[RECORDED DATA start]

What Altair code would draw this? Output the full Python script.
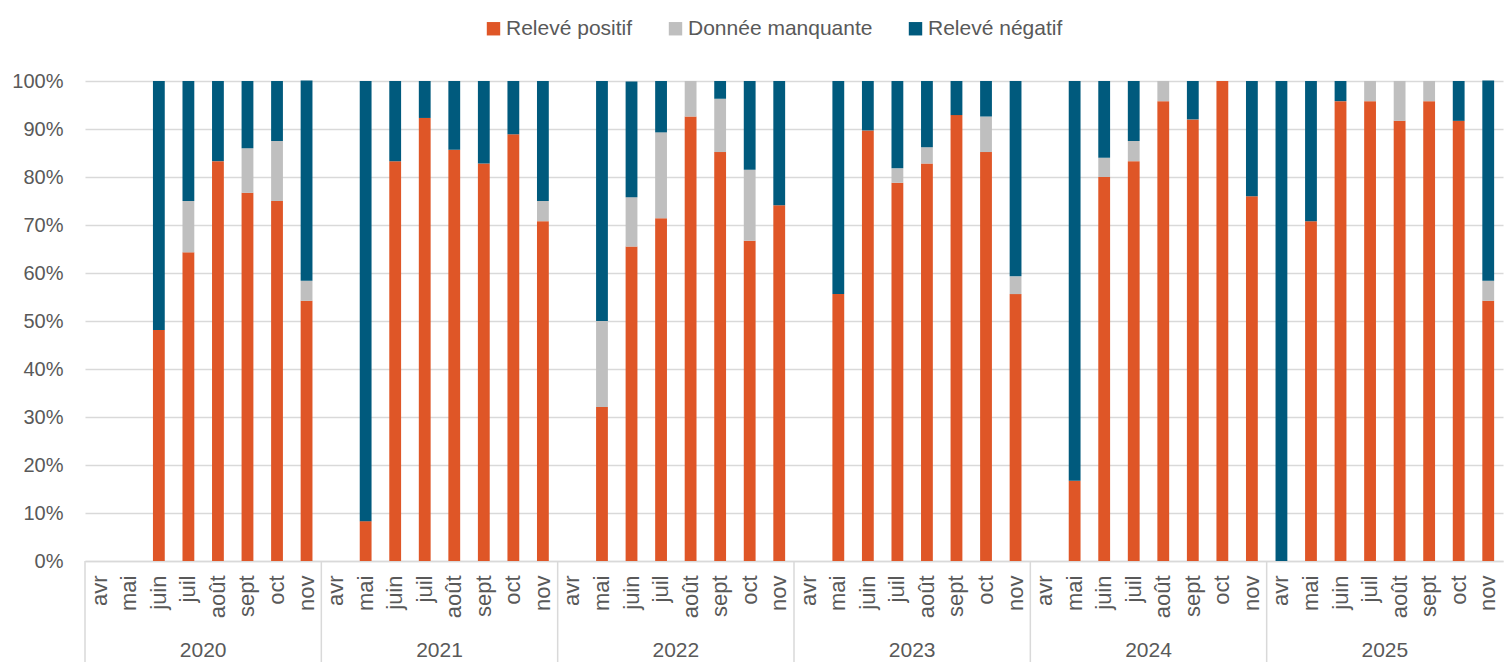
import altair as alt
import pandas as pd

years = ["2020", "2021", "2022", "2023", "2024", "2025"]
months = ["avr", "mai", "juin", "juil", "août", "sept", "oct", "nov"]
series = ["Relevé positif", "Donnée manquante", "Relevé négatif"]
colors = ["#DF5627", "#BFBFBF", "#005A7D"]

# percentages per year, months avr..nov (None = no data)
positif = {
    "2020": [None, None, 48.1, 64.3, 83.3, 76.7, 75.0, 54.2],
    "2021": [None, 8.3, 83.3, 92.3, 85.7, 82.8, 88.9, 70.8],
    "2022": [None, 32.1, 65.5, 71.4, 92.6, 85.2, 66.7, 74.1],
    "2023": [None, 55.6, 89.7, 78.8, 82.8, 92.9, 85.2, 55.6],
    "2024": [None, 16.7, 80.0, 83.3, 95.8, 92.0, 100.0, 76.0],
    "2025": [0.0, 70.8, 95.8, 95.8, 91.7, 95.8, 91.7, 54.2],
}
manquante = {
    "2020": [None, None, 0.0, 10.7, 0.0, 9.3, 12.5, 4.2],
    "2021": [None, 0.0, 0.0, 0.0, 0.0, 0.0, 0.0, 4.2],
    "2022": [None, 17.9, 10.3, 17.9, 7.4, 11.1, 14.8, 0.0],
    "2023": [None, 0.0, 0.0, 3.0, 3.4, 0.0, 7.4, 3.7],
    "2024": [None, 0.0, 4.0, 4.2, 4.2, 0.0, 0.0, 0.0],
    "2025": [0.0, 0.0, 0.0, 4.2, 8.3, 4.2, 0.0, 4.2],
}
negatif = {
    "2020": [None, None, 51.9, 25.0, 16.7, 14.0, 12.5, 41.7],
    "2021": [None, 91.7, 16.7, 7.7, 14.3, 17.2, 11.1, 25.0],
    "2022": [None, 50.0, 24.1, 10.7, 0.0, 3.7, 18.5, 25.9],
    "2023": [None, 44.4, 10.3, 18.2, 13.8, 7.1, 7.4, 40.7],
    "2024": [None, 83.3, 16.0, 12.5, 0.0, 8.0, 0.0, 24.0],
    "2025": [100.0, 29.2, 4.2, 0.0, 0.0, 0.0, 8.3, 41.7],
}

keys = [f"{y}|{m}" for y in years for m in months]
rows = []
for y in years:
    for i, m in enumerate(months):
        for order, (name, src) in enumerate(zip(series, [positif, manquante, negatif])):
            v = src[y][i]
            if v is None:
                continue
            rows.append({"key": f"{y}|{m}", "serie": name, "ord": order, "value": v / 100.0})
df = pd.DataFrame(rows)
years_df = pd.DataFrame({"year": years})

FONT = "Liberation Sans"
TXT = "#595959"
GRID = "#D9D9D9"

bars = alt.Chart(df).mark_bar().encode(
    x=alt.X(
        "key:N",
        scale=alt.Scale(domain=keys, paddingInner=0.6, paddingOuter=0.3),
        axis=alt.Axis(
            title=None,
            labelExpr="split(datum.value, '|')[1]",
            labelAngle=-90,
            labelAlign="right",
            labelBaseline="middle",
            labelFontSize=22,
            labelColor=TXT,
            labelPadding=14,
            labelOverlap=False,
            labelBound=False,
            ticks=False,
            domainColor=GRID,
            domainWidth=1.5,
        ),
    ),
    y=alt.Y(
        "value:Q",
        stack="zero",
        scale=alt.Scale(domain=[0, 1], nice=False),
        axis=alt.Axis(
            title=None,
            values=[i / 10 for i in range(11)],
            format=".0%",
            labelFontSize=20,
            labelColor=TXT,
            labelPadding=22,
            ticks=False,
            domain=False,
            gridColor=GRID,
            gridWidth=1.5,
        ),
    ),
    color=alt.Color(
        "serie:N",
        scale=alt.Scale(domain=series, range=colors),
        legend=alt.Legend(
            title=None,
            orient="none",
            legendX=398,
            legendY=-63,
            direction="horizontal",
            symbolType="square",
            symbolSize=180,
            symbolStrokeWidth=0,
            labelFontSize=21,
            labelColor=TXT,
            labelOffset=2,
            labelLimit=0,
            columnPadding=32,
            padding=0,
        ),
    ),
    order=alt.Order("ord:Q", sort="ascending"),
)

year_scale = alt.Scale(domain=years, paddingInner=0, paddingOuter=0)

year_text = alt.Chart(years_df).mark_text(
    fontSize=21, color=TXT, baseline="middle", align="center"
).encode(
    x=alt.X("year:N", scale=year_scale, axis=None),
    y=alt.value(570),
    text="year:N",
)

separators = alt.Chart(years_df).mark_rule(color=GRID, strokeWidth=1.5).encode(
    x=alt.X("year:N", scale=year_scale, axis=None, bandPosition=0),
    y=alt.value(480),
    y2=alt.value(601),
)

years_layer = alt.layer(separators, year_text)

chart = (
    alt.layer(bars, years_layer)
    .resolve_scale(x="independent")
    .properties(
        width=1418,
        height=480,
        autosize=alt.AutoSizeParams(type="none"),
        padding={"left": 77, "top": 73, "right": 1, "bottom": 101},
    )
    .configure(font=FONT)
    .configure_view(stroke=None)
)

chart.save("out.html", embed_options={"renderer": "svg", "actions": False})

[RECORDED DATA end]

WRITTEN REQUEST:
Copy all the data exactly as written, but skip any picture.

WORKED SOLUTION:
What Altair code would draw this? Output the full Python script.
import altair as alt
import pandas as pd

years = ["2020", "2021", "2022", "2023", "2024", "2025"]
months = ["avr", "mai", "juin", "juil", "août", "sept", "oct", "nov"]
series = ["Relevé positif", "Donnée manquante", "Relevé négatif"]
colors = ["#DF5627", "#BFBFBF", "#005A7D"]

# percentages per year, months avr..nov (None = no data)
positif = {
    "2020": [None, None, 48.1, 64.3, 83.3, 76.7, 75.0, 54.2],
    "2021": [None, 8.3, 83.3, 92.3, 85.7, 82.8, 88.9, 70.8],
    "2022": [None, 32.1, 65.5, 71.4, 92.6, 85.2, 66.7, 74.1],
    "2023": [None, 55.6, 89.7, 78.8, 82.8, 92.9, 85.2, 55.6],
    "2024": [None, 16.7, 80.0, 83.3, 95.8, 92.0, 100.0, 76.0],
    "2025": [0.0, 70.8, 95.8, 95.8, 91.7, 95.8, 91.7, 54.2],
}
manquante = {
    "2020": [None, None, 0.0, 10.7, 0.0, 9.3, 12.5, 4.2],
    "2021": [None, 0.0, 0.0, 0.0, 0.0, 0.0, 0.0, 4.2],
    "2022": [None, 17.9, 10.3, 17.9, 7.4, 11.1, 14.8, 0.0],
    "2023": [None, 0.0, 0.0, 3.0, 3.4, 0.0, 7.4, 3.7],
    "2024": [None, 0.0, 4.0, 4.2, 4.2, 0.0, 0.0, 0.0],
    "2025": [0.0, 0.0, 0.0, 4.2, 8.3, 4.2, 0.0, 4.2],
}
negatif = {
    "2020": [None, None, 51.9, 25.0, 16.7, 14.0, 12.5, 41.7],
    "2021": [None, 91.7, 16.7, 7.7, 14.3, 17.2, 11.1, 25.0],
    "2022": [None, 50.0, 24.1, 10.7, 0.0, 3.7, 18.5, 25.9],
    "2023": [None, 44.4, 10.3, 18.2, 13.8, 7.1, 7.4, 40.7],
    "2024": [None, 83.3, 16.0, 12.5, 0.0, 8.0, 0.0, 24.0],
    "2025": [100.0, 29.2, 4.2, 0.0, 0.0, 0.0, 8.3, 41.7],
}

keys = [f"{y}|{m}" for y in years for m in months]
rows = []
for y in years:
    for i, m in enumerate(months):
        for order, (name, src) in enumerate(zip(series, [positif, manquante, negatif])):
            v = src[y][i]
            if v is None:
                continue
            rows.append({"key": f"{y}|{m}", "serie": name, "ord": order, "value": v / 100.0})
df = pd.DataFrame(rows)
years_df = pd.DataFrame({"year": years})

FONT = "Liberation Sans"
TXT = "#595959"
GRID = "#D9D9D9"

bars = alt.Chart(df).mark_bar().encode(
    x=alt.X(
        "key:N",
        scale=alt.Scale(domain=keys, paddingInner=0.6, paddingOuter=0.3),
        axis=alt.Axis(
            title=None,
            labelExpr="split(datum.value, '|')[1]",
            labelAngle=-90,
            labelAlign="right",
            labelBaseline="middle",
            labelFontSize=22,
            labelColor=TXT,
            labelPadding=14,
            labelOverlap=False,
            labelBound=False,
            ticks=False,
            domainColor=GRID,
            domainWidth=1.5,
        ),
    ),
    y=alt.Y(
        "value:Q",
        stack="zero",
        scale=alt.Scale(domain=[0, 1], nice=False),
        axis=alt.Axis(
            title=None,
            values=[i / 10 for i in range(11)],
            format=".0%",
            labelFontSize=20,
            labelColor=TXT,
            labelPadding=22,
            ticks=False,
            domain=False,
            gridColor=GRID,
            gridWidth=1.5,
        ),
    ),
    color=alt.Color(
        "serie:N",
        scale=alt.Scale(domain=series, range=colors),
        legend=alt.Legend(
            title=None,
            orient="none",
            legendX=398,
            legendY=-63,
            direction="horizontal",
            symbolType="square",
            symbolSize=180,
            symbolStrokeWidth=0,
            labelFontSize=21,
            labelColor=TXT,
            labelOffset=2,
            labelLimit=0,
            columnPadding=32,
            padding=0,
        ),
    ),
    order=alt.Order("ord:Q", sort="ascending"),
)

year_scale = alt.Scale(domain=years, paddingInner=0, paddingOuter=0)

year_text = alt.Chart(years_df).mark_text(
    fontSize=21, color=TXT, baseline="middle", align="center"
).encode(
    x=alt.X("year:N", scale=year_scale, axis=None),
    y=alt.value(570),
    text="year:N",
)

separators = alt.Chart(years_df).mark_rule(color=GRID, strokeWidth=1.5).encode(
    x=alt.X("year:N", scale=year_scale, axis=None, bandPosition=0),
    y=alt.value(480),
    y2=alt.value(601),
)

years_layer = alt.layer(separators, year_text)

chart = (
    alt.layer(bars, years_layer)
    .resolve_scale(x="independent")
    .properties(
        width=1418,
        height=480,
        autosize=alt.AutoSizeParams(type="none"),
        padding={"left": 77, "top": 73, "right": 1, "bottom": 101},
    )
    .configure(font=FONT)
    .configure_view(stroke=None)
)

chart.save("out.html", embed_options={"renderer": "svg", "actions": False})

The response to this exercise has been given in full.